Instructions for the task → Gather each line of the entries below that includes "seaborn".

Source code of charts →
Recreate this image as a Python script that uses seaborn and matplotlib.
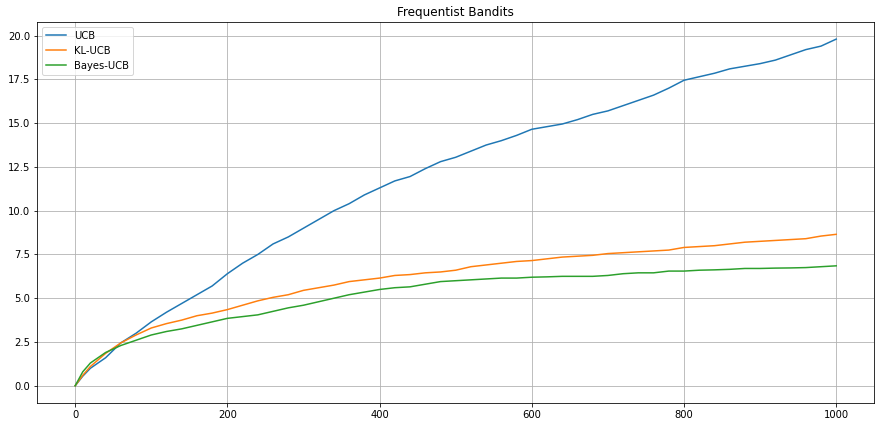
import numpy as np
import pandas as pd
import seaborn as sns
import matplotlib.pyplot as plt

rounds = [0, 10, 20, 40, 60, 80, 100, 120, 140, 160, 180, 200, 220, 240, 260, 280, 300,
          320, 340, 360, 380, 400, 420, 440, 460, 480, 500, 520, 540, 560, 580, 600,
          620, 640, 660, 680, 700, 720, 740, 760, 780, 800, 820, 840, 860, 880, 900,
          920, 940, 960, 980, 1000]

ucb = [0.0, 0.55, 1.0, 1.6, 2.45, 3.0, 3.65, 4.2, 4.7, 5.2, 5.7, 6.4, 7.0, 7.5, 8.1, 8.5,
       9.0, 9.5, 10.0, 10.4, 10.9, 11.3, 11.7, 11.95, 12.4, 12.8, 13.05, 13.4, 13.75,
       14.0, 14.3, 14.65, 14.8, 14.95, 15.2, 15.5, 15.7, 16.0, 16.3, 16.6, 17.0, 17.45,
       17.65, 17.85, 18.1, 18.25, 18.4, 18.6, 18.9, 19.2, 19.4, 19.8]

kl_ucb = [0.0, 0.6, 1.1, 1.85, 2.45, 2.9, 3.3, 3.55, 3.75, 4.0, 4.15, 4.35, 4.6, 4.85,
          5.05, 5.2, 5.45, 5.6, 5.75, 5.95, 6.05, 6.15, 6.3, 6.35, 6.45, 6.5, 6.6, 6.8,
          6.9, 7.0, 7.1, 7.15, 7.25, 7.35, 7.4, 7.45, 7.55, 7.6, 7.65, 7.7, 7.75, 7.9,
          7.95, 8.0, 8.1, 8.2, 8.25, 8.3, 8.35, 8.4, 8.55, 8.65]

bayes_ucb = [0.0, 0.8, 1.3, 1.9, 2.3, 2.6, 2.9, 3.1, 3.25, 3.45, 3.65, 3.85, 3.95, 4.05,
             4.25, 4.45, 4.6, 4.8, 5.0, 5.2, 5.35, 5.5, 5.6, 5.65, 5.8, 5.95, 6.0, 6.05,
             6.1, 6.15, 6.15, 6.2, 6.22, 6.25, 6.25, 6.25, 6.3, 6.4, 6.45, 6.45, 6.55,
             6.55, 6.6, 6.62, 6.65, 6.7, 6.7, 6.72, 6.73, 6.75, 6.8, 6.85]

df = pd.DataFrame({"t": rounds, "UCB": ucb, "KL-UCB": kl_ucb, "Bayes-UCB": bayes_ucb})

colors = sns.color_palette("tab10")

fig = plt.figure(figsize=(884 / 72, 427 / 72), dpi=72)
ax = fig.add_axes([0.042, 0.056, 0.947, 0.893])

for i, name in enumerate(["UCB", "KL-UCB", "Bayes-UCB"]):
    sns.lineplot(data=df, x="t", y=name, ax=ax, color=colors[i], label=name, linewidth=1.5)

ax.set_xlabel("")
ax.set_ylabel("")
ax.set_title("Frequentist Bandits", fontsize=12)
ax.grid(True, color="#b0b0b0", linewidth=0.8)
ax.tick_params(labelsize=10)
ax.legend(loc="upper left", fontsize=10)

fig.savefig("out.png", dpi=72)
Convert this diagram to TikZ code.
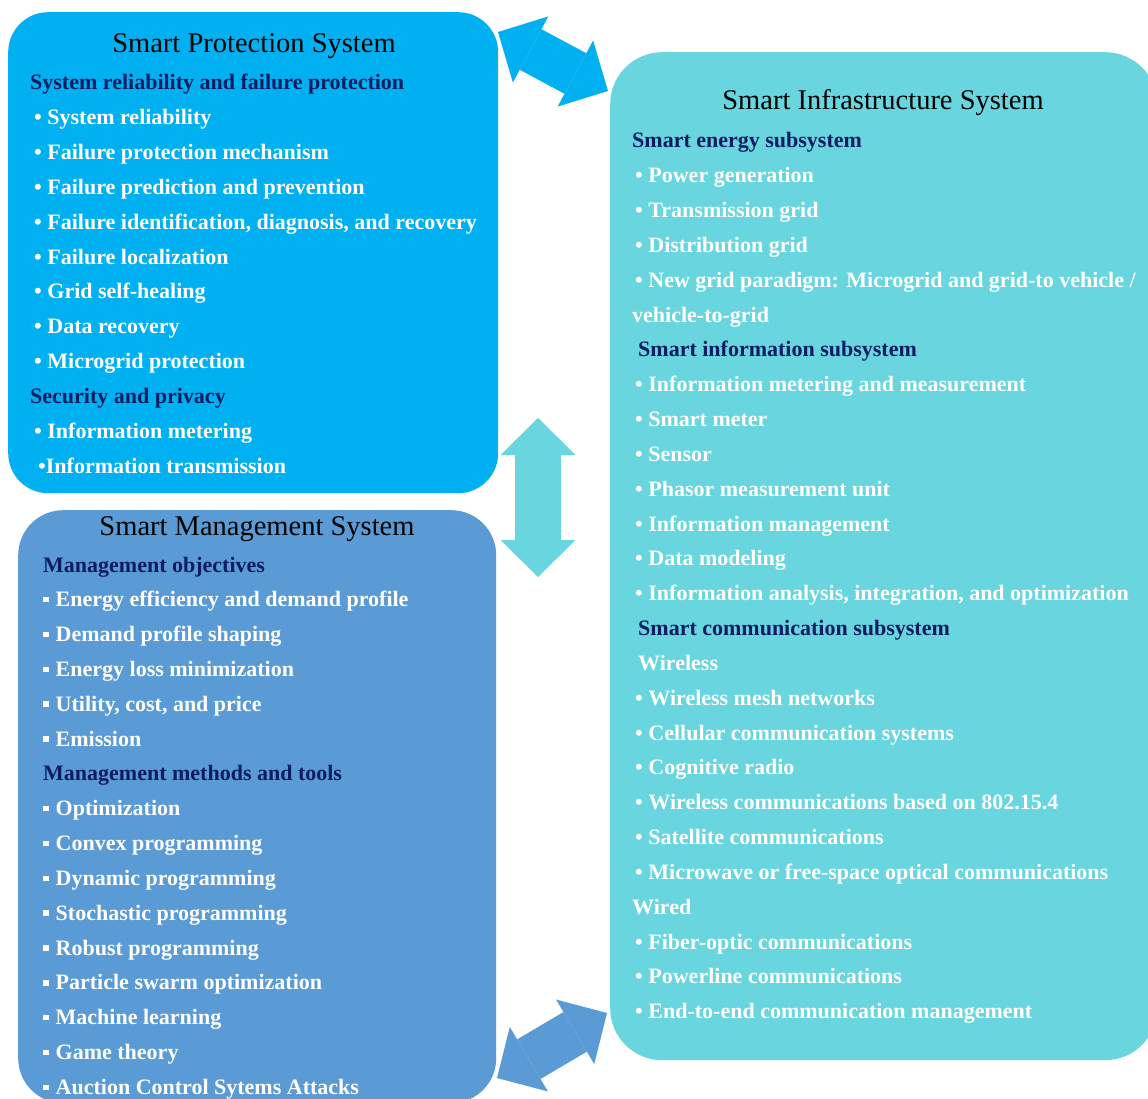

Written response →
Recreate this image as a Python script that uses seaborn and matplotlib.
import seaborn as sns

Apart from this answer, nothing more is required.